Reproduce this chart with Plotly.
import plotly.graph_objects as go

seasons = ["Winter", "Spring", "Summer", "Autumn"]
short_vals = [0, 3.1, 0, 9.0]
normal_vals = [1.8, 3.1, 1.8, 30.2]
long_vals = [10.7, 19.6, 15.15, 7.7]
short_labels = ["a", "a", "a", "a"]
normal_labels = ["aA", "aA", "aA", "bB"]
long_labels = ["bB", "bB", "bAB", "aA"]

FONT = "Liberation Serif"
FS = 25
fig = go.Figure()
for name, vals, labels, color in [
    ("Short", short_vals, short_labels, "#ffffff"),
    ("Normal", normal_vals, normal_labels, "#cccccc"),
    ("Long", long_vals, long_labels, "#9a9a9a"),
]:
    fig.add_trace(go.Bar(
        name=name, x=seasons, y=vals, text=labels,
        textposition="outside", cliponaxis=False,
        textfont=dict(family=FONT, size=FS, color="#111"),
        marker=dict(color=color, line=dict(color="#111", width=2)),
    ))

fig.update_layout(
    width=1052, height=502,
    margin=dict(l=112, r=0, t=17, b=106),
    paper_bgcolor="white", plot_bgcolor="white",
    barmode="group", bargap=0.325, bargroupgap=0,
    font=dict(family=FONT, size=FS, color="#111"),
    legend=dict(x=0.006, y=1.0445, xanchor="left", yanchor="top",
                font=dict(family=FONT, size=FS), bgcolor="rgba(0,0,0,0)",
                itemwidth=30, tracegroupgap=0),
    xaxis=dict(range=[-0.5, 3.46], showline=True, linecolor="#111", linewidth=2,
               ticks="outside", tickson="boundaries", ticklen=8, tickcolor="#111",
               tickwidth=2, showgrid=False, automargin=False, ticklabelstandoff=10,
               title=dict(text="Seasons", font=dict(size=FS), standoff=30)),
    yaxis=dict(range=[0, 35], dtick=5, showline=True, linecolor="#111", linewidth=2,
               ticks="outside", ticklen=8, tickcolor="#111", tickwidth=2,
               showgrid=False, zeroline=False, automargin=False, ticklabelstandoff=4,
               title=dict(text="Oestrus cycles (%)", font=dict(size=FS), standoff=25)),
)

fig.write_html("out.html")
══════
Exercise details: Write out the material from the first line to the last, exactly.

Exercise answer:
Reproduce this chart with Plotly.
import plotly.graph_objects as go

seasons = ["Winter", "Spring", "Summer", "Autumn"]
short_vals = [0, 3.1, 0, 9.0]
normal_vals = [1.8, 3.1, 1.8, 30.2]
long_vals = [10.7, 19.6, 15.15, 7.7]
short_labels = ["a", "a", "a", "a"]
normal_labels = ["aA", "aA", "aA", "bB"]
long_labels = ["bB", "bB", "bAB", "aA"]

FONT = "Liberation Serif"
FS = 25
fig = go.Figure()
for name, vals, labels, color in [
    ("Short", short_vals, short_labels, "#ffffff"),
    ("Normal", normal_vals, normal_labels, "#cccccc"),
    ("Long", long_vals, long_labels, "#9a9a9a"),
]:
    fig.add_trace(go.Bar(
        name=name, x=seasons, y=vals, text=labels,
        textposition="outside", cliponaxis=False,
        textfont=dict(family=FONT, size=FS, color="#111"),
        marker=dict(color=color, line=dict(color="#111", width=2)),
    ))

fig.update_layout(
    width=1052, height=502,
    margin=dict(l=112, r=0, t=17, b=106),
    paper_bgcolor="white", plot_bgcolor="white",
    barmode="group", bargap=0.325, bargroupgap=0,
    font=dict(family=FONT, size=FS, color="#111"),
    legend=dict(x=0.006, y=1.0445, xanchor="left", yanchor="top",
                font=dict(family=FONT, size=FS), bgcolor="rgba(0,0,0,0)",
                itemwidth=30, tracegroupgap=0),
    xaxis=dict(range=[-0.5, 3.46], showline=True, linecolor="#111", linewidth=2,
               ticks="outside", tickson="boundaries", ticklen=8, tickcolor="#111",
               tickwidth=2, showgrid=False, automargin=False, ticklabelstandoff=10,
               title=dict(text="Seasons", font=dict(size=FS), standoff=30)),
    yaxis=dict(range=[0, 35], dtick=5, showline=True, linecolor="#111", linewidth=2,
               ticks="outside", ticklen=8, tickcolor="#111", tickwidth=2,
               showgrid=False, zeroline=False, automargin=False, ticklabelstandoff=4,
               title=dict(text="Oestrus cycles (%)", font=dict(size=FS), standoff=25)),
)

fig.write_html("out.html")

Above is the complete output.